Aerodynamic and Hydrodynamic Design
Zufferey began this research as a postdoctoral researcher at EPFL's School of Engineering, working in the Intelligent Systems Laboratory (LIS) and the Biorobotics Laboratory (BioRob) under co-authors Dario Floreano and Auke Ijspeert. The work was later continued at MIT, where Zufferey now leads the AURA Lab, focused on bioinspired aerial and aquatic vehicle engineering. The study also includes co-authors from Northwest Indian College in the United States.
Drawing on avian biomechanics, the team used membrane wings coated with hydrophobic nanoparticles to facilitate rapid water shedding. The fuselage houses a battery and a waterproof electric motor that drives the wings in an up-and-down flapping motion via a crank mechanism at a set frequency. The tail fin is also motorized and adjustable, controlling the vehicle's pitch to climb or dive.

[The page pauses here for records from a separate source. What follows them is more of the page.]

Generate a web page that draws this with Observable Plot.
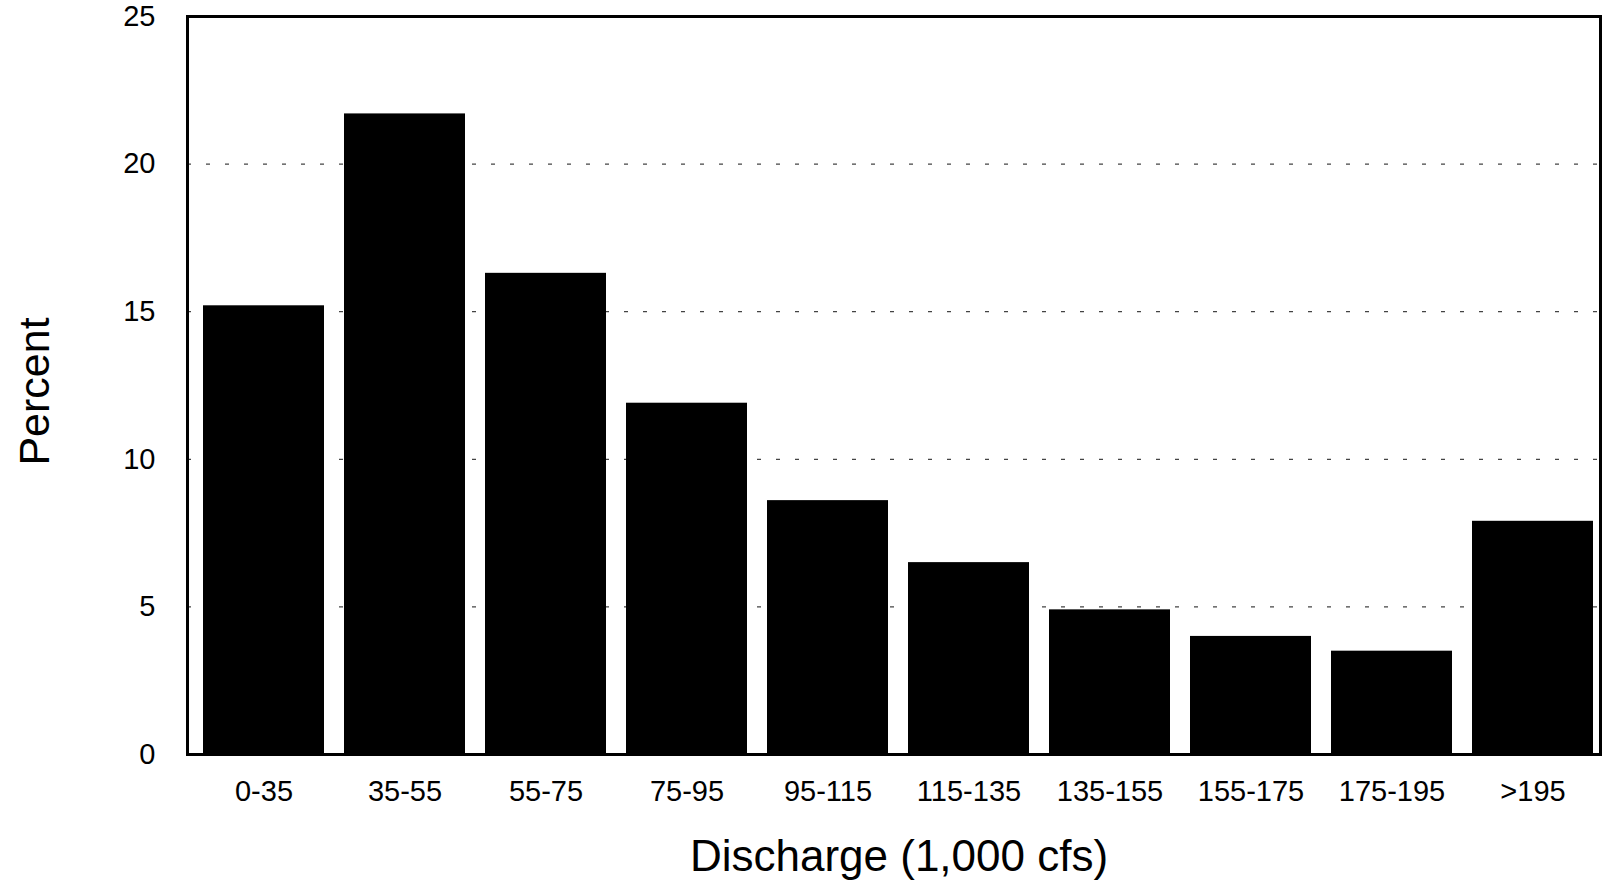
<!DOCTYPE html>
<html>
<head>
<meta charset="utf-8">
<script src="https://cdn.jsdelivr.net/npm/d3@7"></script>
<script src="https://cdn.jsdelivr.net/npm/@observablehq/plot@0.6"></script>
<style>
  html, body { margin: 0; padding: 0; background: #fff; }
  #chart { width: 1606px; height: 882px; }
</style>
</head>
<body>
<div id="chart"></div>
<script>
const categories = ["0-35", "35-55", "55-75", "75-95", "95-115", "115-135", "135-155", "155-175", "175-195", ">195"];
const percent = [15.2, 21.7, 16.3, 11.9, 8.6, 6.5, 4.9, 4.0, 3.5, 7.9];
const yTicks = [0, 5, 10, 15, 20, 25];
const gridValues = [5, 10, 15, 20];
const xTitle = "Discharge (1,000 cfs)";
const yTitle = "Percent";

const data = categories.map((c, i) => ({category: c, value: percent[i]}));

const chart = Plot.plot({
  width: 1606,
  height: 882,
  marginLeft: 187,
  marginRight: 6,
  marginTop: 16,
  marginBottom: 128,
  style: {fontFamily: "'Liberation Sans', Arial, Helvetica, sans-serif", color: "#000", background: "#fff"},
  x: {domain: categories, paddingInner: 0.145, paddingOuter: 0.075, align: 0.67, label: null},
  y: {domain: [0, 25], label: null},
  marks: [
    Plot.ruleY(gridValues, {stroke: "#444", strokeWidth: 1.2, strokeDasharray: "4,15"}),
    Plot.barY(data, {x: "category", y: "value", fill: "#000"}),
    Plot.frame({stroke: "#000", strokeWidth: 3}),
    Plot.axisY({ticks: yTicks, tickSize: 0, tickPadding: 32, fontSize: 29, label: null}),
    Plot.axisX({tickSize: 0, tickPadding: 26, fontSize: 29, label: null}),
    Plot.text([xTitle], {frameAnchor: "bottom", dy: 116, dx: 5, fontSize: 44, fill: "#000"}),
    Plot.text([yTitle], {frameAnchor: "left", textAnchor: "middle", rotate: -90, dx: -152, dy: 6, fontSize: 43, fill: "#000"})
  ]
});
document.getElementById("chart").appendChild(chart);
</script>
</body>
</html>
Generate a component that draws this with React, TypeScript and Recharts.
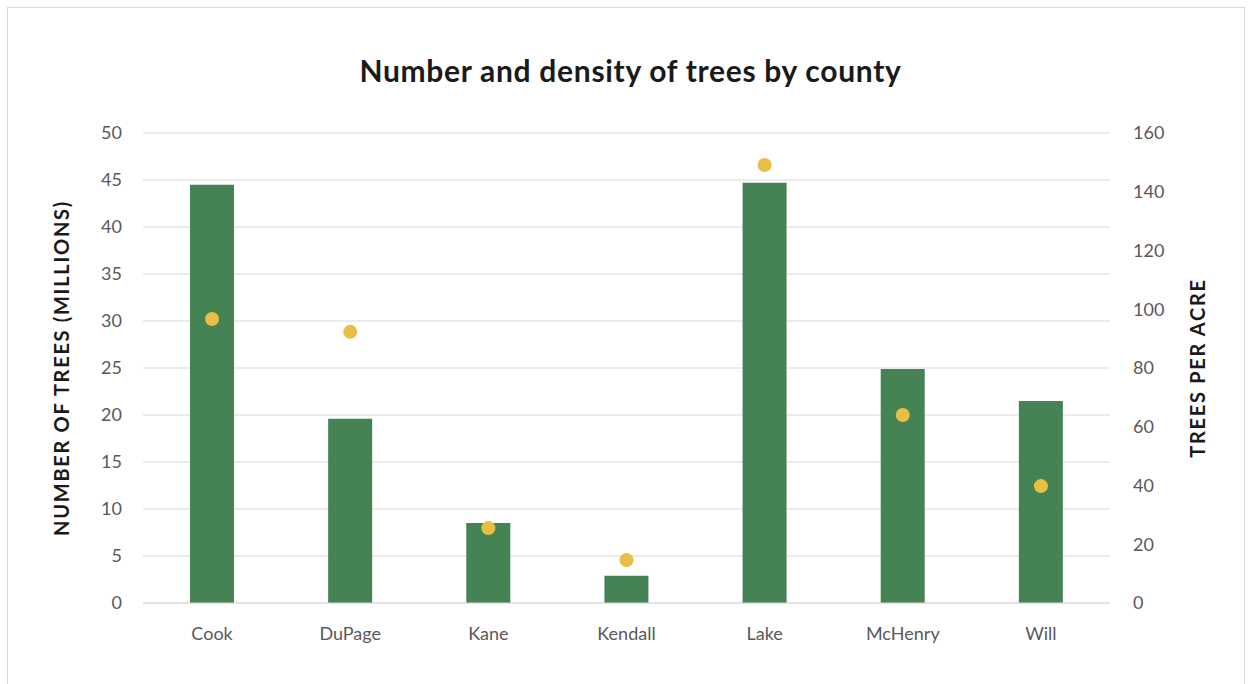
import React from "react";
import {
  ComposedChart,
  Bar,
  Scatter,
  XAxis,
  YAxis,
  CartesianGrid,
} from "recharts";

const counties = ["Cook", "DuPage", "Kane", "Kendall", "Lake", "McHenry", "Will"];
const treesMillions = [44.5, 19.6, 8.5, 2.9, 44.7, 24.9, 21.5];
const treesPerAcre = [96.7, 92.3, 25.5, 14.6, 149.1, 64, 39.8];
const leftTicks = [0, 5, 10, 15, 20, 25, 30, 35, 40, 45, 50];
const rightTicks = [0, 20, 40, 60, 80, 100, 120, 140, 160];

const data = counties.map((county, i) => ({
  county,
  trees: treesMillions[i],
  density: treesPerAcre[i],
}));

const tickStyle = { fill: "#595959", fontSize: 18, fontFamily: "Lato" };
const axisTitleStyle = {
  fill: "#1a1a1a",
  fontSize: 20,
  fontWeight: 700,
  fontFamily: "Lato",
  letterSpacing: 1.7,
};

const Dot = (props: any) => {
  const { cx, cy } = props;
  if (cx == null || cy == null) return null;
  return <circle cx={cx} cy={cy} r={7} fill="#E9BE45" />;
};

const sideTitle = (text: string, dx: number) => (props: any) => {
  const { x, y, height } = props.viewBox;
  const cx = x + dx;
  const cy = y + height / 2;
  return (
    <text
      x={cx}
      y={cy}
      transform={`rotate(-90 ${cx} ${cy})`}
      textAnchor="middle"
      dominantBaseline="central"
      style={axisTitleStyle}
    >
      {text}
    </text>
  );
};

export default function App() {
  return (
    <div
      style={{
        position: "absolute",
        left: 0,
        top: 0,
        width: 1252,
        height: 684,
        overflow: "hidden",
        background: "#fff",
      }}
    >
      <div
        style={{
          position: "absolute",
          left: 7,
          top: 7,
          width: 1236,
          height: 700,
          border: "1px solid #d9d9d9",
        }}
      />
      <div
        style={{
          position: "absolute",
          left: 0,
          top: 52,
          width: 1261,
          textAlign: "center",
          fontFamily: "Lato",
          fontWeight: 700,
          fontSize: 30,
          letterSpacing: 0.7,
          color: "#1a1a1a",
        }}
      >
        Number and density of trees by county
      </div>
      <div style={{ position: "absolute", left: 0, top: 0 }}>
        <ComposedChart
          width={1252}
          height={684}
          data={data}
          margin={{ top: 133, right: 42, bottom: 41, left: 40 }}
        >
          <CartesianGrid vertical={false} stroke="#d9d9d9" yAxisId="left" />
          <XAxis
            dataKey="county"
            axisLine={{ stroke: "#d9d9d9" }}
            tickLine={false}
            tickSize={0}
            tickMargin={24}
            height={40}
            tick={tickStyle}
          />
          <YAxis
            yAxisId="left"
            domain={[0, 50]}
            ticks={leftTicks}
            width={103}
            axisLine={false}
            tickLine={false}
            tickSize={0}
            tickMargin={21}
            tick={tickStyle}
            label={{ content: sideTitle("NUMBER OF TREES (MILLIONS)", 21) }}
          />
          <YAxis
            yAxisId="right"
            orientation="right"
            domain={[0, 160]}
            ticks={rightTicks}
            width={100}
            axisLine={false}
            tickLine={false}
            tickSize={0}
            tickMargin={23}
            tick={tickStyle}
            label={{ content: sideTitle("TREES PER ACRE", 87) }}
          />
          <Bar
            yAxisId="left"
            dataKey="trees"
            fill="#458254"
            barSize={44}
            isAnimationActive={false}
          />
          <Scatter
            yAxisId="right"
            dataKey="density"
            shape={<Dot />}
            isAnimationActive={false}
          />
        </ComposedChart>
      </div>
    </div>
  );
}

Key Parameters: Wingspan, Frequency, and Angle
Experiments revealed that an 80 cm wingspan and carefully tuned wing flexibility are critical: the wings must be supple enough to reduce drag during underwater strokes, yet stiff enough to generate sufficient lift in the air.
- Underwater swimming speed: approximately 1 m/s (flapping frequency ~5 Hz)
- Airborne flight speed: approximately 6 m/s (similar flapping frequency)
- Water-exit pitch angle: approximately 70 degrees nose-up, preventing wingtips from striking the water surface
These speeds and flapping frequencies closely match those observed in real diving birds.
No Feet Required for Takeoff
One of the study's notable findings is that this combination of wingspan, flapping frequency, and tail angle enables the robot to swim underwater, take off from the water surface, and sustain flight — without the feet or webbed flippers that most diving birds rely on during water takeoff.
"When you watch birds, you notice that most of them use their feet to paddle along the surface before lifting off. The question was: does a robot need to do that too? It turns out it doesn't," Zufferey said. "No one had ever managed to fly out of water using wings alone."
Next Steps
The research team is continuing to refine the wing design to enable lateral turning in addition to vertical flapping. Future work will also test the robot's performance in challenging conditions, including choppy water and strong winds. The ultimate goal is to deploy the vehicle in real-world ocean science missions.
Research Citation: Zufferey, R., Jeger, S. L., Hüsser, M., Ruiz, F., Lapsansky, A., Ijspeert, A., Floreano, D. (2026). Leaping out of the water: Aerial-aquatic locomotion with flapping wings. Science.